It is absolutely heartbreaking that in the midst of various social movements and a global pandemic, there have been several shootings in Chicago this past week alone. There have been unsolicited and unwarranted attacks resulting in many endangered lives.
With two pronounced dead and more than 47 innocent civilians wounded, this resurgence of gun violence must be addressed immediately and thoroughly.
Although the right to bear arms is instated in the U.S. Constitution, the time for Americans to reconsider the Second Amendment has long been overdue. If anything, we’ve become numb to these events; after countless shootings throughout the past couple years, gun violence is no longer an active topic of discussion.
The lack of conversation around the topic of gun violence is where the problem lies, but it doesn’t have to be this way. People don’t have to accept these dangerous situations or weapons into the U.S. culture and society any longer. People have the power and the right to promote greater change and come to a more agreeable solution.
It is time to weigh some of the moral pros and cons of eradicating the Second Amendment.
Pros and Cons of Enacting More Gun Control Laws
It is not an unlimited right to own guns. The Second Amendment states that only those who are “fit” to own a gun should purchase one, and it does not support the “possession of firearms by felons and the mentally ill, or laws forbidding the carrying of firearms in sensitive places such as schools and government buildings.”
Laws that require a permitting process have also been maintained, but could become more strict. This would essentially reduce the number of people eligible to purchase firearms, and hopefully reduce the amount of unforeseeable casualties due to gun violence.
The Second Amendment also protects the right to individual gun ownership, even if the owner is unconnected with service in the militia. This means that tougher gun control laws would infringe upon the right to bear arms in self-defense, and would therefore deny people a sense of safety.
The police cannot protect everybody at all times. This right dates back longer than some of America’s oldest traditions, and it is these traditions that are the most difficult to change.
More gun control laws would reduce gun-related deaths. Between 1999 and 2016, there were a total of 572,537 gun-related deaths: 33,579 were suicides (58.8% of total gun-related deaths); 213,175 were homicides (37.2%); and 11,428 were unintentional deaths (2.0%).

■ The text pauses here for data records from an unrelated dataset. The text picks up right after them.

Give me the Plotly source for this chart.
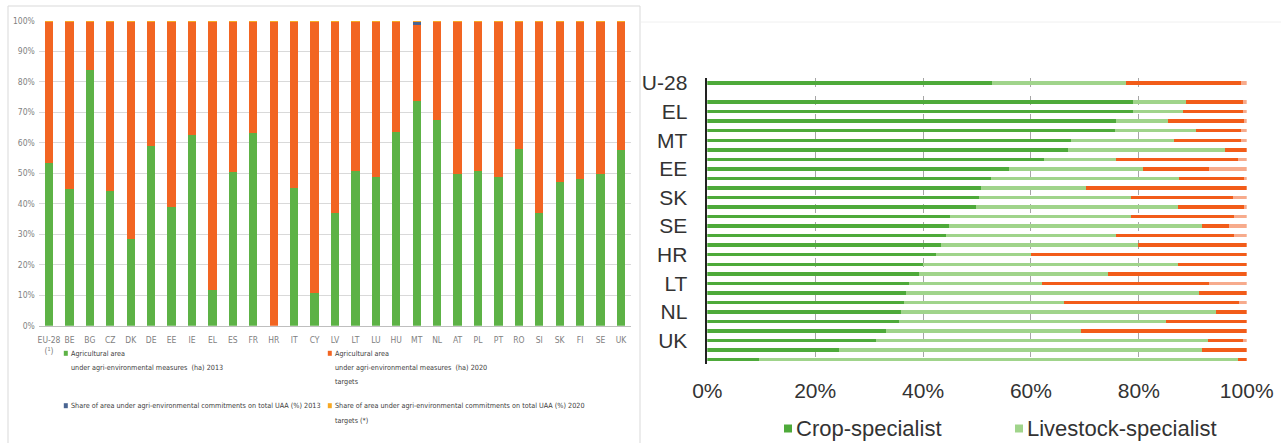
import plotly.graph_objects as go

# ---------------- data: left chart ----------------
left_cats = ["EU-28<br>(¹)", "BE", "BG", "CZ", "DK", "DE", "EE", "IE", "EL", "ES", "FR", "HR", "IT", "CY",
             "LV", "LT", "LU", "HU", "MT", "NL", "AT", "PL", "PT", "RO", "SI", "SK", "FI", "SE", "UK"]
area_2013 = [53.5, 44.8, 83.8, 44.1, 28.4, 59.0, 38.9, 62.7, 11.8, 50.5, 63.3, 0.0, 45.2, 10.7,
             37.1, 50.8, 48.9, 63.7, 73.6, 67.5, 49.9, 50.8, 48.7, 58.0, 36.9, 47.3, 48.0, 49.8, 57.6]
area_2020 = [46.3, 55.0, 16.0, 55.7, 71.4, 40.8, 60.9, 37.1, 88.0, 49.3, 36.5, 99.8, 54.6, 89.1,
             62.7, 49.0, 50.9, 36.1, 25.1, 32.3, 49.9, 49.0, 51.1, 41.8, 62.9, 52.5, 51.8, 50.0, 42.2]
share_2013 = [0.0, 0.0, 0.0, 0.0, 0.0, 0.0, 0.0, 0.0, 0.0, 0.0, 0.0, 0.0, 0.0, 0.0,
              0.0, 0.0, 0.0, 0.0, 1.0, 0.0, 0.0, 0.0, 0.0, 0.0, 0.0, 0.0, 0.0, 0.0, 0.0]
share_2020 = [0.2, 0.2, 0.2, 0.2, 0.2, 0.2, 0.2, 0.2, 0.2, 0.2, 0.2, 0.2, 0.2, 0.2,
              0.2, 0.2, 0.2, 0.2, 0.3, 0.2, 0.2, 0.2, 0.2, 0.2, 0.2, 0.2, 0.2, 0.2, 0.2]

left_legend = [
    ["Agricultural area", "under agri-environmental measures  (ha) 2013"],
    ["Agricultural area", "under agri-environmental measures  (ha) 2020", "targets"],
    ["Share of area under agri-environmental commitments on total UAA (%) 2013"],
    ["Share of area under agri-environmental commitments on total UAA (%) 2020", "targets (*)"],
]

# ---------------- data: right chart ----------------
right_cats = ["EU-28", " ", "CY", "EL", "ES", "IT", "MT", "BG", "PT", "EE", "RO", "HU", "SK", "LV", "CZ",
              "SE", "DK", "FR", "HR", "SI", "PL", "LT", "FI", "DE", "NL", "BE", "AT", "UK", "LU", "IE"]
crop = [52.7, 0.0, 78.9, 78.9, 75.8, 75.5, 67.4, 66.8, 62.5, 56.0, 52.6, 50.7, 50.4, 49.8, 45.0,
        44.9, 44.3, 43.3, 42.4, 39.9, 39.3, 37.4, 36.8, 36.5, 35.9, 35.6, 33.1, 31.3, 24.5, 9.6]
livestock = [24.9, 0.0, 9.8, 9.2, 9.6, 15.1, 19.2, 29.1, 13.3, 24.7, 34.9, 19.5, 28.2, 37.4, 33.6,
             46.9, 31.5, 36.5, 17.7, 47.3, 34.9, 24.6, 54.4, 29.7, 58.4, 49.4, 36.2, 61.5, 67.3, 88.7]
mixed = [21.3, 0.0, 10.6, 11.2, 14.3, 8.3, 12.3, 4.1, 22.5, 12.4, 12.2, 29.8, 18.8, 12.5, 19.1,
         5.0, 21.9, 20.2, 39.9, 12.8, 25.8, 31.1, 8.8, 32.4, 5.7, 15.0, 30.7, 6.5, 8.2, 1.7]
other = [1.1, 0.0, 0.7, 0.7, 0.3, 1.1, 1.1, 0.0, 1.7, 6.9, 0.3, 0.0, 2.6, 0.3, 2.3,
         3.2, 2.3, 0.0, 0.0, 0.0, 0.0, 6.9, 0.0, 1.4, 0.0, 0.0, 0.0, 0.7, 0.0, 0.0]
right_ticktext = ["U-28", "EL", "MT", "EE", "SK", "SE", "HR", "LT", "NL", "UK"]
right_xticks = [0, 20, 40, 60, 80, 100]
right_names = ["Crop-specialist", "Livestock-specialist", "Mixed", "Non-classified"]

# ---------------- styling ----------------
W, H = 1281, 443
def px(x):
    return x / W
def py(y):
    return (H - y) / H

NARROW = "Liberation Sans Narrow, Arial Narrow, DejaVu Sans Condensed, sans-serif"
ARIAL = "Liberation Sans, Arial, sans-serif"

left_colors = ["#5DB246", "#F26522", "#4A6592", "#F7A823"]
right_colors = ["#4EAA3A", "#A0D48B", "#F25C19", "#F7AB8C"]

fig = go.Figure()

left_series = [area_2013, area_2020, share_2013, share_2020]
left_names = [" ".join(t) for t in left_legend]
for vals, col, nm in zip(left_series, left_colors, left_names):
    fig.add_trace(go.Bar(x=left_cats, y=vals, name=nm, marker_color=col, marker_line_width=0,
                         width=0.41, xaxis="x", yaxis="y", showlegend=False))

right_series = [crop, livestock, mixed, other]
for vals, col, nm in zip(right_series, right_colors, right_names):
    fig.add_trace(go.Bar(y=right_cats, x=vals, orientation="h", name=nm, marker_color=col,
                         marker_line_width=0, width=0.36, xaxis="x2", yaxis="y2",
                         showlegend=False))

fig.update_layout(
    width=W, height=H, margin=dict(l=0, r=0, t=0, b=0, autoexpand=False),
    paper_bgcolor="white", plot_bgcolor="white",
    barmode="stack", showlegend=False,
    xaxis=dict(domain=[px(38.8), px(631.2)], type="category", showline=True, linecolor="#bfbfbf",
               linewidth=1, showgrid=False, tickfont=dict(family=NARROW, size=8.5, color="#7f7f7f"),
               tickangle=0, fixedrange=True, ticklabelstandoff=6),
    yaxis=dict(domain=[py(325.7), py(21)], range=[0, 100], dtick=10, ticksuffix="%",
               showgrid=True, gridcolor="#d9d9d9", gridwidth=1, zeroline=False, showline=False,
               tickfont=dict(family=NARROW, size=8.5, color="#7f7f7f"), ticklabelstandoff=3),
    xaxis2=dict(domain=[px(707.3), px(1246.7)], range=[0, 100], tickvals=right_xticks,
                ticktext=[f"{v}%" for v in right_xticks], anchor="y2",
                showgrid=True, gridcolor="#a6a6a6", griddash="dash", gridwidth=1,
                zeroline=False, showline=False,
                tickfont=dict(family=ARIAL, size=21, color="#333333"), ticklabelstandoff=12),
    yaxis2=dict(domain=[py(364.47), py(78.23)], type="category", categoryorder="array",
                categoryarray=right_cats, range=[len(right_cats) - 0.5, -0.5], anchor="x2",
                tickvals=right_cats[::3], ticktext=right_ticktext,
                showline=True, linecolor="#222222", linewidth=1.5, showgrid=False,
                tickfont=dict(family=ARIAL, size=21, color="#333333"), ticklabelstandoff=14),
)

shapes = []
# frame round the left chart
shapes.append(dict(type="rect", xref="paper", yref="paper", x0=px(8), x1=px(640), y0=py(450), y1=py(6),
                   line=dict(color="#d9d9d9", width=1), fillcolor="rgba(0,0,0,0)"))
# faint top line of right panel
shapes.append(dict(type="line", xref="paper", yref="paper", x0=px(641), x1=px(1281), y0=py(22), y1=py(22),
                   line=dict(color="#f0f0f0", width=1)))

annotations = []
# left legend (2 x 2 grid)
legend_pos = [(69.3, 353.3), (333.3, 353.3), (69.3, 405.7), (333.3, 405.7)]
line_step = 14.3
for lines, (lx, ly), col in zip(left_legend, legend_pos, left_colors):
    shapes.append(dict(type="rect", xref="paper", yref="paper", x0=px(lx - 5.5), x1=px(lx - 1.5),
                       y0=py(ly + 2.5), y1=py(ly - 2.5), line=dict(width=0), fillcolor=col))
    for k, t in enumerate(lines):
        annotations.append(dict(text=t, xref="paper", yref="paper", x=px(lx), y=py(ly + k * line_step),
                                xanchor="left", yanchor="middle", showarrow=False,
                                font=dict(family=NARROW, size=7.2, color="#404040")))

# right legend (only the first two entries are visible in the picture)
right_legend_pos = [(794, 428), (1025, 428)]
for nm, col, (lx, ly) in zip(right_names[:2], right_colors[:2], right_legend_pos):
    shapes.append(dict(type="rect", xref="paper", yref="paper", x0=px(lx - 10), x1=px(lx - 2),
                       y0=py(ly + 4.5), y1=py(ly - 3.5), line=dict(width=0), fillcolor=col))
    annotations.append(dict(text=nm, xref="paper", yref="paper", x=px(lx), y=py(ly),
                            xanchor="left", yanchor="middle", showarrow=False,
                            font=dict(family=ARIAL, size=22, color="#333333")))

fig.update_layout(shapes=shapes, annotations=annotations)

fig.write_html("out.html")
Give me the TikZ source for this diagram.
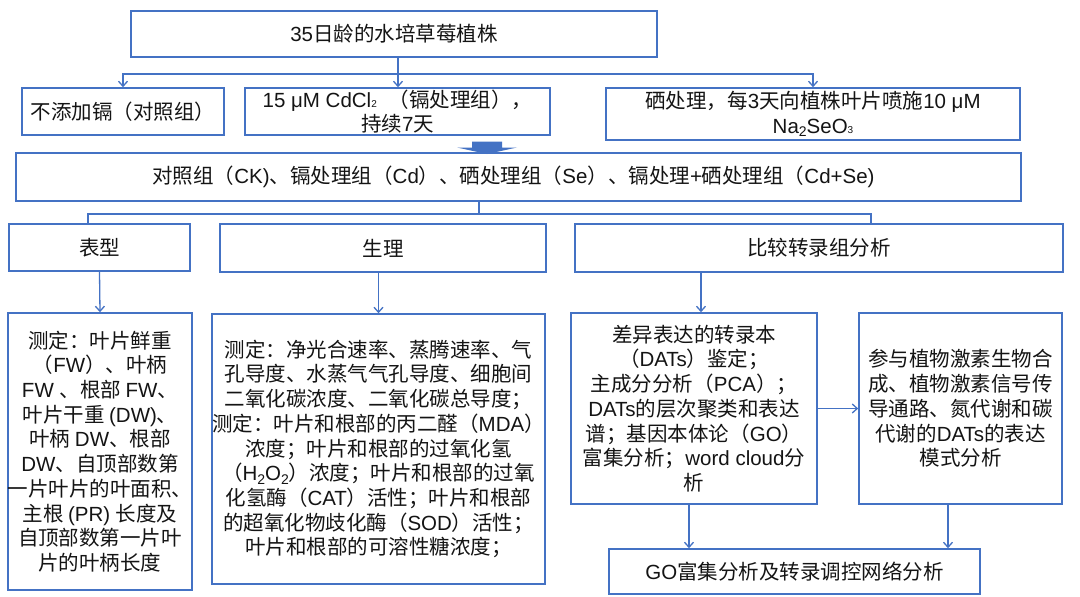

Firearms are also the second leading cause of death for children, with motor vehicle accidents taking first place. Implementing universal federal background checks may be able to reduce firearm deaths by a projected 56.9%. The more gun control laws are enacted, the fewer unnecessary and violent deaths there will be.
Gun control laws do not deter crime; they deter gun ownership. A study showed that assault weapon bans did not significantly affect murder rates.
These criminals do not, and will not, presumably, obey gun control laws. Resolving the issue of the misuse of firearms will take more than another law enactment; it would require a deep uprooting of future generations’ educations and, consequently, banning the right to bear arms.
More gun control laws and/or the banishment of firearms will help protect women from domestic abusers and stalkers. Five women are murdered every day in the U.S. by firearms. A woman’s chances of getting murdered increases by 500% if a gun is present during a domestic dispute. Statistics show that between 2001 and 2012, 6,410 women were killed with a gun by an intimate partner in the United States.
However, not every gun owner is abusive or has negative intentions. Many own guns for recreational purposes. Gun control laws, especially ones that try to ban “assault weapons,” would consequently infringe upon the right to own guns for hunting and sport.
Under the pretense that all hunters are clear-headed and would never turn a gun onto a person, this would be doing the population a massive disservice and inevitably cause more political issues. In 2011, there were 13.7 million hunters in the United States who were 16 years old or older, and they spent $7.7 billion on guns, sights, ammunition, and other hunting equipment.
Gun control laws would reduce the societal costs associated with gun violence. 100,000 Americans who have been shot generate nearly $3 billion in emergency room and hospital charges, and this is excluding the charges of a taken life. With all of this combined, implementing more gun control laws would be doing a massive service to the people, both physically and financially.
When implementing more gun control laws, there will always be some other type of infringement that follows. Gun control law regulations, such as background checks, ID checks, and micro-stamping, are seen as an “invasion of privacy,” which would go against the Fourth Amendment.
In order to do a thorough background check, the use of a government database that holds all personal information, such as addresses, mental health history, family, and more, would be required.
There are many more pros and cons to gun control laws that are easily accessible on the web, but the recent Chicago shooting has reminded us of one thing: gun control is an important part of the U.S. society and should be taken seriously.
The Second Amendment is interconnected with other rights stated in the Constitution. As shown, enacting more gun control laws in an effort to reduce gun violence incidents is difficult, and by doing so, it also affects other rights and concerns.
To find a real solution, preserve all life, and respect all rights, the leaders of this country must not only reconsider the Second Amendment alone, but also the entire Constitution.
May those affected by the tragic Chicago shootings find peace and continue to protest against gun violence. At some point in the unforeseeable future, a way to put these travesties to an end will be found.